Combine that with Oracle's consumer data, and advertisers get a clearer picture of who's buying what — and why.
Retailers "are foaming at the mouth for this data," said Tina Moffett, a senior analyst at Forrester and expert in business-to-consumer marketing. "If [Pandora and Oracle] can make the linkage, they'll be able to identify people and target ads with much more success."
In its testing, which took about a year, Pandora focused on how advertisements drove in-store purchases of consumer packaged goods. Pandora said the audio ads drove an average of 2.6 times return on ad sales across the 17 packaged goods campaigns. Pandora declined to outline the terms of its deal wth Oracle.
A number of prominent social sites have struck similar data-based deals. Last June, Pinterest announced a partnership with Oracle Data Cloud to track the effectiveness of the site's promoted pins. And for years, Facebook and Google have been using data to track targeted ads to in-store purchases.
Even Snap — whose CEO, Evan Spiegel, in 2015, criticized targeted ads — joined the data-tracking party in January when it announced a new partnership with Oracle Data Cloud.
"Everybody recognizes that they need to do this," Moffett said, referring to intelligent tracking.
Just days before the partership's announcement, it was reported that Pandora CEO and co-founder Tim Westergren would be stepping down. Reports say he will remain CEO until a replacement is found.
Pandora claims to be the first platform that doesn't specialize in automotive content to offer this kind of research to auto marketers. Purchasing patterns for auto sales are drastically different from everyday consumer goods, so ad performance levels need adjusting.
"For [consumer product goods], there are other vendors out there," said Keri Degroote, head of research and analytics at Pandora. "We wanted to be the first to market [to auto]."
Pandora has, in the last year, heavily promoted its ad-free "Plus" and "Premium" memberships, $5 and $10 monthly subscriptions, respectively, that allow users to replay music, skip unlimited songs and stream offline.
But of Pandora's 76 million monthly active users in the United States, only 4.7 million (just over 6%) were paid subscribers, according to the company's 2016 fourth quarter report. That means over 90% of Pandora users are exposed to ads. (Spotify, meanwhile has more than 140 million active users globally, 50 million of whom are subscribers. Pandora has streaming rights only in the U.S., Australia and New Zealand.)

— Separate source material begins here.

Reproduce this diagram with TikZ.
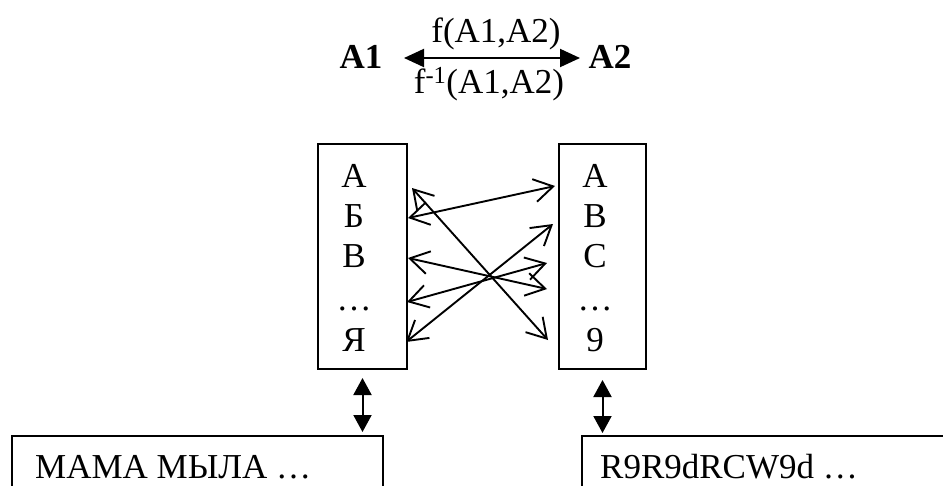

Pandora users will increasingly hear ads specifically targeted to them, and Pandora will know the offline purchases they make. With that data, advertisers can better pinpoint whom to target with what.
"We're going to see more and more advertisers demand this from their partners to provide data, Pandora being one," Moffett said.
Degroote echoed this sentiment.
"We have to go where the advertisers want us to go," Degroote said.
~ ~ ~
CORRECTION: An earlier version of this article said Pandora has 81 million quarterly users and 4.4 million paid subscribers. It has about 100 million quarterly users and 4.7 million paid subscribers. The article also said the Oracle effort would track the effectivness of Pandora's audio ads. The effort also includes display and video ads served by Pandora.